Information given:
────────────────

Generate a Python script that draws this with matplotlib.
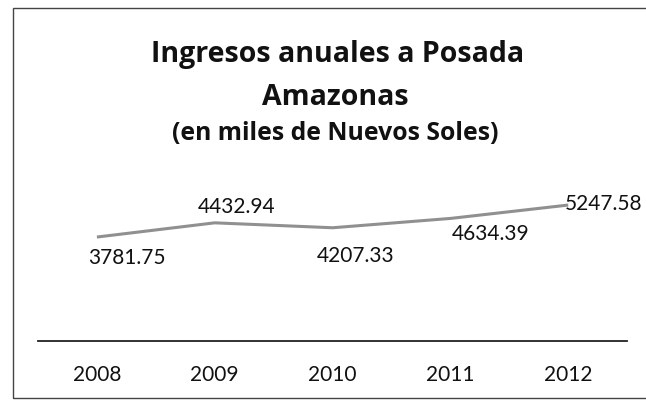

────────────────

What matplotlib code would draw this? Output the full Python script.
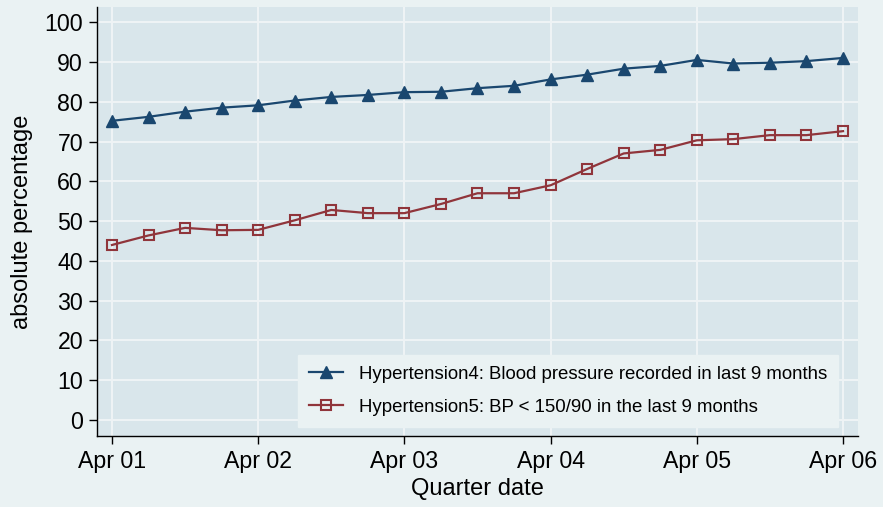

────────────────

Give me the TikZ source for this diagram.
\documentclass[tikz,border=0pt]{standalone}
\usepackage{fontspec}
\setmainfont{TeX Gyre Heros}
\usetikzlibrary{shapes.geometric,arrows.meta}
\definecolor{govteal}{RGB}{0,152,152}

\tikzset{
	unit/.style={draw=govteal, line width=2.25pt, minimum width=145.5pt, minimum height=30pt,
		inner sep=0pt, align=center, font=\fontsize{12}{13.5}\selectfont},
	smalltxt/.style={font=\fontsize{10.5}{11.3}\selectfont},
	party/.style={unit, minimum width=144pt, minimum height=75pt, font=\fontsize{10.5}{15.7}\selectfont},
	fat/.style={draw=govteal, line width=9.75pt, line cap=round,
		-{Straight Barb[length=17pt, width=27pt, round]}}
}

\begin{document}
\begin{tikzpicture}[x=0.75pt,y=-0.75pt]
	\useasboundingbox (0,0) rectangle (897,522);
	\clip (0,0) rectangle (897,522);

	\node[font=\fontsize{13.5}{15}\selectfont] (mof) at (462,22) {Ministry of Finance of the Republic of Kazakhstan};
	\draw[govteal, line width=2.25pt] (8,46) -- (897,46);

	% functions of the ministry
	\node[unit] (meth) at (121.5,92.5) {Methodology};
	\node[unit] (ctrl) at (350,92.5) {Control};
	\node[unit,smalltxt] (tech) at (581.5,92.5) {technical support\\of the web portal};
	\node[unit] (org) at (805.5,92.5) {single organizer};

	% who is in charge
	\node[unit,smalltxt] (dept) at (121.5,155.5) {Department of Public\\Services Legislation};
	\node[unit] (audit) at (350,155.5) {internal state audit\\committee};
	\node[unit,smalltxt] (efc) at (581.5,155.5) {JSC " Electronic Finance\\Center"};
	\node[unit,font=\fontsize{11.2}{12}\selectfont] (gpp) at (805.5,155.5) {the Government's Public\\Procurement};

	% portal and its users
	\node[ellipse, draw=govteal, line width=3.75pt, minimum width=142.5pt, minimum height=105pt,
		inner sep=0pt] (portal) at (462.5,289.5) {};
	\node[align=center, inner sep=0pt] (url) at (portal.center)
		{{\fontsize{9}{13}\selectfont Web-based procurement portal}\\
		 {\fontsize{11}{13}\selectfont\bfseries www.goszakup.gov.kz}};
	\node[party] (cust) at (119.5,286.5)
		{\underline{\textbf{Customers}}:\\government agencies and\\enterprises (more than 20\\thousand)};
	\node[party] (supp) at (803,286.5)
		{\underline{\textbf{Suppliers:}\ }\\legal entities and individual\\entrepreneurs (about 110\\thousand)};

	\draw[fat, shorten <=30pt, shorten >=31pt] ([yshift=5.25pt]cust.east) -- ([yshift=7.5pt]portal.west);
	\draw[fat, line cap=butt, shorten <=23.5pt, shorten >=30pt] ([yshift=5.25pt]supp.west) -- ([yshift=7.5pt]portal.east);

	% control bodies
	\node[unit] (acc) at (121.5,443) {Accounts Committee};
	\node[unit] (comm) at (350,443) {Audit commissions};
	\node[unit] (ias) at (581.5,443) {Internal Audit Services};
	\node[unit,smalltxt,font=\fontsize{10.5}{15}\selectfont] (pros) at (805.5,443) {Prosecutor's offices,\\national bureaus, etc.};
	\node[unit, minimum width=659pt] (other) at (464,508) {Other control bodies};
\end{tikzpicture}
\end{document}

────────────────

Your goal:
Locate the lines above that hold the word "script". Show every one of them.

In response:
Generate a Python script that draws this with matplotlib.
What matplotlib code would draw this? Output the full Python script.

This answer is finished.